* CHALLENGE *
Determine which lines of the records include the word "this", and copy them.

**** MATERIAL FOR THE TASK ****

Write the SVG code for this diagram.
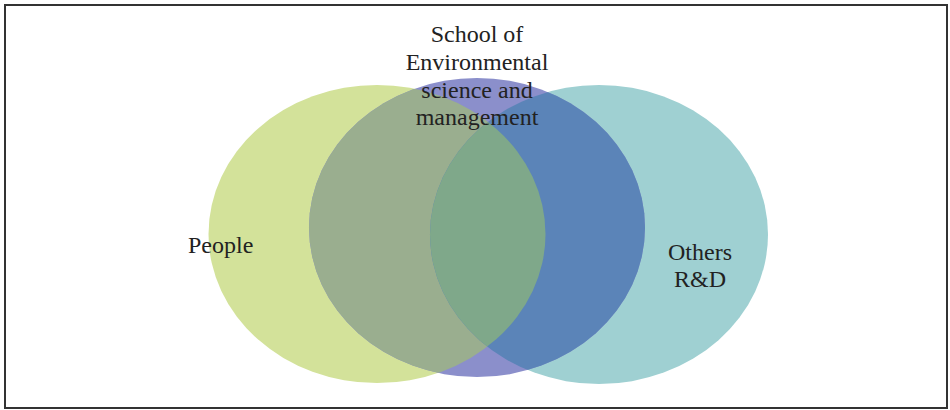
<svg xmlns="http://www.w3.org/2000/svg" width="950" height="410" viewBox="0 0 950 410">
  <style>
    .lbl { font-family: "Liberation Serif", "DejaVu Serif", serif; font-size: 24px; fill: #222; }
  </style>
  <defs>
    <ellipse id="eG" cx="377" cy="234" rx="168.5" ry="149"/>
    <ellipse id="eP" cx="477" cy="227.5" rx="168" ry="149.5"/>
    <ellipse id="eT" cx="599" cy="234.5" rx="169" ry="149.5"/>
    <clipPath id="cG"><use href="#eG"/></clipPath>
    <clipPath id="cP"><use href="#eP"/></clipPath>
    <clipPath id="cT"><use href="#eT"/></clipPath>
  </defs>
  <rect x="0" y="0" width="950" height="410" fill="#fff"/>
  <rect x="5" y="5" width="942" height="403" fill="#fff" stroke="#333" stroke-width="2"/>
  <g id="people">
    <use href="#eG" fill="#d3e29a"/>
  </g>
  <g id="others">
    <use href="#eT" fill="#9fd0d2"/>
  </g>
  <g id="school">
    <use href="#eP" fill="#8b8fcb"/>
    <g clip-path="url(#cP)">
      <use href="#eG" fill="#9aae8f"/>
      <use href="#eT" fill="#5b84b8"/>
      <g clip-path="url(#cG)">
        <use href="#eT" fill="#7fa88a"/>
      </g>
    </g>
  </g>
  <g id="labels">
    <text class="lbl" x="477" y="42" text-anchor="middle">School of</text>
    <text class="lbl" x="477" y="70" text-anchor="middle">Environmental</text>
    <text class="lbl" x="477" y="98" text-anchor="middle">science and</text>
    <text class="lbl" x="477" y="125" text-anchor="middle">management</text>
    <text class="lbl" x="188" y="253">People</text>
    <text class="lbl" x="700" y="260" text-anchor="middle">Others</text>
    <text class="lbl" x="700" y="287" text-anchor="middle">R&amp;D</text>
  </g>
</svg>
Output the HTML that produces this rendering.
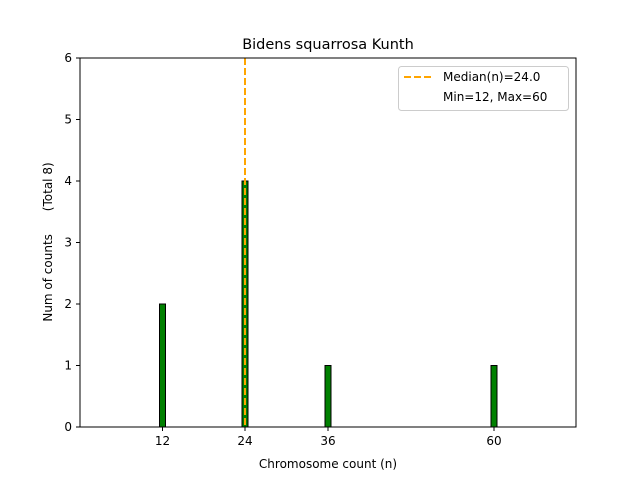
<!DOCTYPE html>
<html><head><meta charset="utf-8"><style>
html,body{margin:0;padding:0;background:#fff;}
svg{display:block;font-family:"DejaVu Sans","Liberation Sans",sans-serif;}
</style></head><body>
<svg width="640" height="480" viewBox="0 0 640 480" xmlns="http://www.w3.org/2000/svg">
<rect width="640" height="480" fill="#fff"/>
<!-- bars -->
<g fill="#008000" stroke="#000" stroke-width="1">
<rect x="159.5" y="304" width="6" height="123"/>
<rect x="242" y="181" width="6" height="246"/>
<rect x="325" y="365.5" width="6" height="61.5"/>
<rect x="491" y="365.5" width="6" height="61.5"/>
</g>
<line x1="245" y1="58" x2="245" y2="427" stroke="#ffa500" stroke-width="2" stroke-dasharray="7,3"/>
<rect x="80" y="58" width="496" height="369" fill="none" stroke="#000" stroke-width="1"/>
<!-- y ticks -->
<g stroke="#000" stroke-width="1">
<line x1="76" y1="427" x2="80" y2="427"/><line x1="76" y1="365.5" x2="80" y2="365.5"/>
<line x1="76" y1="304" x2="80" y2="304"/><line x1="76" y1="242.5" x2="80" y2="242.5"/>
<line x1="76" y1="181" x2="80" y2="181"/><line x1="76" y1="119.5" x2="80" y2="119.5"/>
<line x1="76" y1="58" x2="80" y2="58"/>
<line x1="162.5" y1="427" x2="162.5" y2="431"/><line x1="245" y1="427" x2="245" y2="431"/>
<line x1="328" y1="427" x2="328" y2="431"/><line x1="494" y1="427" x2="494" y2="431"/>
</g>
<g font-size="12" fill="#000" text-anchor="end">
<text x="72" y="431">0</text><text x="72" y="369.5">1</text><text x="72" y="308">2</text>
<text x="72" y="246.5">3</text><text x="72" y="185">4</text><text x="72" y="123.5">5</text><text x="72" y="62">6</text>
</g>
<g font-size="12" fill="#000" text-anchor="middle">
<text x="162.5" y="445">12</text><text x="245" y="445">24</text><text x="328" y="445">36</text><text x="494" y="445">60</text>
<text x="328" y="468">Chromosome count (n)</text>
</g>
<text x="52" y="242" font-size="12" text-anchor="middle" transform="rotate(-90 52 242)" xml:space="preserve">Num of counts      (Total 8)</text>
<text x="328" y="49" font-size="14.5" text-anchor="middle">Bidens squarrosa Kunth</text>
<!-- legend -->
<rect x="398.5" y="66.5" width="170" height="44" rx="3" fill="#fff" stroke="#ccc" stroke-width="1"/>
<line x1="404" y1="77" x2="432" y2="77" stroke="#ffa500" stroke-width="2" stroke-dasharray="7,3"/>
<text x="443" y="81" font-size="12">Median(n)=24.0</text>
<text x="443" y="101" font-size="12">Min=12, Max=60</text>
</svg>
</body></html>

****

* WRITTEN ANSWER *
Write the SVG code for this diagram.
Output the HTML that produces this rendering.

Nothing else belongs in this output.